══ Data provided ══
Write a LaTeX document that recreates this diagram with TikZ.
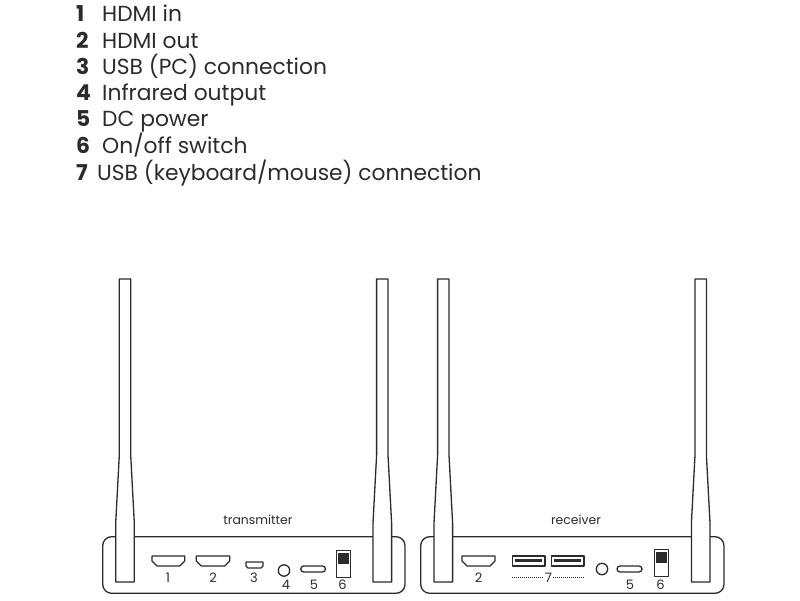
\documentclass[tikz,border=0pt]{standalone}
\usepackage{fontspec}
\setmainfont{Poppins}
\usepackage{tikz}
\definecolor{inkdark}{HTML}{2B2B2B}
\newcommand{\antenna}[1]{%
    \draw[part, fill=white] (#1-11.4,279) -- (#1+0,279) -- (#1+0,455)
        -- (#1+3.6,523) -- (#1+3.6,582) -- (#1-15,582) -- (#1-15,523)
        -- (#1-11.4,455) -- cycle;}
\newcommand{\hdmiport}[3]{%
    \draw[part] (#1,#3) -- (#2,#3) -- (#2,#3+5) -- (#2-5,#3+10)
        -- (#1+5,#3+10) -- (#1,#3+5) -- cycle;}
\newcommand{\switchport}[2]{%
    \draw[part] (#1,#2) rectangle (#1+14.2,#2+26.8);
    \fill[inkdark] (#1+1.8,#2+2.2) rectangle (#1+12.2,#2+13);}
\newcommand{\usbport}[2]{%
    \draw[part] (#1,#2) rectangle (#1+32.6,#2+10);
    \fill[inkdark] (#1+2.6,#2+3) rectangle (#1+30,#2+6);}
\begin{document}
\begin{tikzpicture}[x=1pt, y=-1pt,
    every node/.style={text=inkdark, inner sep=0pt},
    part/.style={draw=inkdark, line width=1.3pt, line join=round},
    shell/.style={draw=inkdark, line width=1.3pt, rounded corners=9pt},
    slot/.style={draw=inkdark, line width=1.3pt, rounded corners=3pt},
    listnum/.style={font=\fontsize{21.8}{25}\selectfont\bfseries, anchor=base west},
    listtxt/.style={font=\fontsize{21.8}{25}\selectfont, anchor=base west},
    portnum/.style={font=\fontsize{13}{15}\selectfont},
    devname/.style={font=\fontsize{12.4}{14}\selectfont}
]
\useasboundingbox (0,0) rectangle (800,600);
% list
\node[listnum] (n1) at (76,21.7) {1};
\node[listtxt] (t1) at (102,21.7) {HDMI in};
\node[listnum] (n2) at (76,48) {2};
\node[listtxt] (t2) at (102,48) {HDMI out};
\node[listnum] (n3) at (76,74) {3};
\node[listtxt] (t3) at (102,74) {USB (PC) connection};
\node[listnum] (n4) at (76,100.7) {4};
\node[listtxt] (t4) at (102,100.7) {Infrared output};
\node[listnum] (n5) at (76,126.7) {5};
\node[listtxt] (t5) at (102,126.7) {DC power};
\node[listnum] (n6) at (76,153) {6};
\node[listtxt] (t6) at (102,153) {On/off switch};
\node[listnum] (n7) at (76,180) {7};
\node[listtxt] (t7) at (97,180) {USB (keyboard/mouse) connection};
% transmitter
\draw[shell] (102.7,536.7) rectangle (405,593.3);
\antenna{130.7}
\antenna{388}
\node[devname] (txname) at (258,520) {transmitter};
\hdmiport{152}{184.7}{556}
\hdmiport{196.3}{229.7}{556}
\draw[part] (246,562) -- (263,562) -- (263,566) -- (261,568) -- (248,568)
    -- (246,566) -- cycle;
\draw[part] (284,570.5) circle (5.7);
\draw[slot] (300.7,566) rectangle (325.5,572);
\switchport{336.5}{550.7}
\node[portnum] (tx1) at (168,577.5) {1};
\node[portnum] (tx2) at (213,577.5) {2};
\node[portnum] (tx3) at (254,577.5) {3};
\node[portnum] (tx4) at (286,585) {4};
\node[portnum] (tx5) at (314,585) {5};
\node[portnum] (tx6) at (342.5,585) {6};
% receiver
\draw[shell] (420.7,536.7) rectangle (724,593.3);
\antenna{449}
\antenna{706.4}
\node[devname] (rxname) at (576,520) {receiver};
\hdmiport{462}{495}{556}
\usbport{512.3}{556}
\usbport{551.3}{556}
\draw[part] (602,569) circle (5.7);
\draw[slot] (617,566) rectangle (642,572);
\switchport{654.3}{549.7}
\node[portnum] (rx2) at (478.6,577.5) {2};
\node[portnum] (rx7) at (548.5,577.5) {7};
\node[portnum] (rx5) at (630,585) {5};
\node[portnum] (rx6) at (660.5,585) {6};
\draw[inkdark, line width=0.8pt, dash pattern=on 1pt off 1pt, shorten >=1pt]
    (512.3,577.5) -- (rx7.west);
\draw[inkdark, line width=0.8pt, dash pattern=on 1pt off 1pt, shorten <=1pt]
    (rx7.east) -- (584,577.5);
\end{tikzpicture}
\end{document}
═══
**Direction:**
Repeat the listing in full and exactly. Do not include any images.

**In response:**
Write a LaTeX document that recreates this diagram with TikZ.
\documentclass[tikz,border=0pt]{standalone}
\usepackage{fontspec}
\setmainfont{Poppins}
\usepackage{tikz}
\definecolor{inkdark}{HTML}{2B2B2B}
\newcommand{\antenna}[1]{%
    \draw[part, fill=white] (#1-11.4,279) -- (#1+0,279) -- (#1+0,455)
        -- (#1+3.6,523) -- (#1+3.6,582) -- (#1-15,582) -- (#1-15,523)
        -- (#1-11.4,455) -- cycle;}
\newcommand{\hdmiport}[3]{%
    \draw[part] (#1,#3) -- (#2,#3) -- (#2,#3+5) -- (#2-5,#3+10)
        -- (#1+5,#3+10) -- (#1,#3+5) -- cycle;}
\newcommand{\switchport}[2]{%
    \draw[part] (#1,#2) rectangle (#1+14.2,#2+26.8);
    \fill[inkdark] (#1+1.8,#2+2.2) rectangle (#1+12.2,#2+13);}
\newcommand{\usbport}[2]{%
    \draw[part] (#1,#2) rectangle (#1+32.6,#2+10);
    \fill[inkdark] (#1+2.6,#2+3) rectangle (#1+30,#2+6);}
\begin{document}
\begin{tikzpicture}[x=1pt, y=-1pt,
    every node/.style={text=inkdark, inner sep=0pt},
    part/.style={draw=inkdark, line width=1.3pt, line join=round},
    shell/.style={draw=inkdark, line width=1.3pt, rounded corners=9pt},
    slot/.style={draw=inkdark, line width=1.3pt, rounded corners=3pt},
    listnum/.style={font=\fontsize{21.8}{25}\selectfont\bfseries, anchor=base west},
    listtxt/.style={font=\fontsize{21.8}{25}\selectfont, anchor=base west},
    portnum/.style={font=\fontsize{13}{15}\selectfont},
    devname/.style={font=\fontsize{12.4}{14}\selectfont}
]
\useasboundingbox (0,0) rectangle (800,600);
% list
\node[listnum] (n1) at (76,21.7) {1};
\node[listtxt] (t1) at (102,21.7) {HDMI in};
\node[listnum] (n2) at (76,48) {2};
\node[listtxt] (t2) at (102,48) {HDMI out};
\node[listnum] (n3) at (76,74) {3};
\node[listtxt] (t3) at (102,74) {USB (PC) connection};
\node[listnum] (n4) at (76,100.7) {4};
\node[listtxt] (t4) at (102,100.7) {Infrared output};
\node[listnum] (n5) at (76,126.7) {5};
\node[listtxt] (t5) at (102,126.7) {DC power};
\node[listnum] (n6) at (76,153) {6};
\node[listtxt] (t6) at (102,153) {On/off switch};
\node[listnum] (n7) at (76,180) {7};
\node[listtxt] (t7) at (97,180) {USB (keyboard/mouse) connection};
% transmitter
\draw[shell] (102.7,536.7) rectangle (405,593.3);
\antenna{130.7}
\antenna{388}
\node[devname] (txname) at (258,520) {transmitter};
\hdmiport{152}{184.7}{556}
\hdmiport{196.3}{229.7}{556}
\draw[part] (246,562) -- (263,562) -- (263,566) -- (261,568) -- (248,568)
    -- (246,566) -- cycle;
\draw[part] (284,570.5) circle (5.7);
\draw[slot] (300.7,566) rectangle (325.5,572);
\switchport{336.5}{550.7}
\node[portnum] (tx1) at (168,577.5) {1};
\node[portnum] (tx2) at (213,577.5) {2};
\node[portnum] (tx3) at (254,577.5) {3};
\node[portnum] (tx4) at (286,585) {4};
\node[portnum] (tx5) at (314,585) {5};
\node[portnum] (tx6) at (342.5,585) {6};
% receiver
\draw[shell] (420.7,536.7) rectangle (724,593.3);
\antenna{449}
\antenna{706.4}
\node[devname] (rxname) at (576,520) {receiver};
\hdmiport{462}{495}{556}
\usbport{512.3}{556}
\usbport{551.3}{556}
\draw[part] (602,569) circle (5.7);
\draw[slot] (617,566) rectangle (642,572);
\switchport{654.3}{549.7}
\node[portnum] (rx2) at (478.6,577.5) {2};
\node[portnum] (rx7) at (548.5,577.5) {7};
\node[portnum] (rx5) at (630,585) {5};
\node[portnum] (rx6) at (660.5,585) {6};
\draw[inkdark, line width=0.8pt, dash pattern=on 1pt off 1pt, shorten >=1pt]
    (512.3,577.5) -- (rx7.west);
\draw[inkdark, line width=0.8pt, dash pattern=on 1pt off 1pt, shorten <=1pt]
    (rx7.east) -- (584,577.5);
\end{tikzpicture}
\end{document}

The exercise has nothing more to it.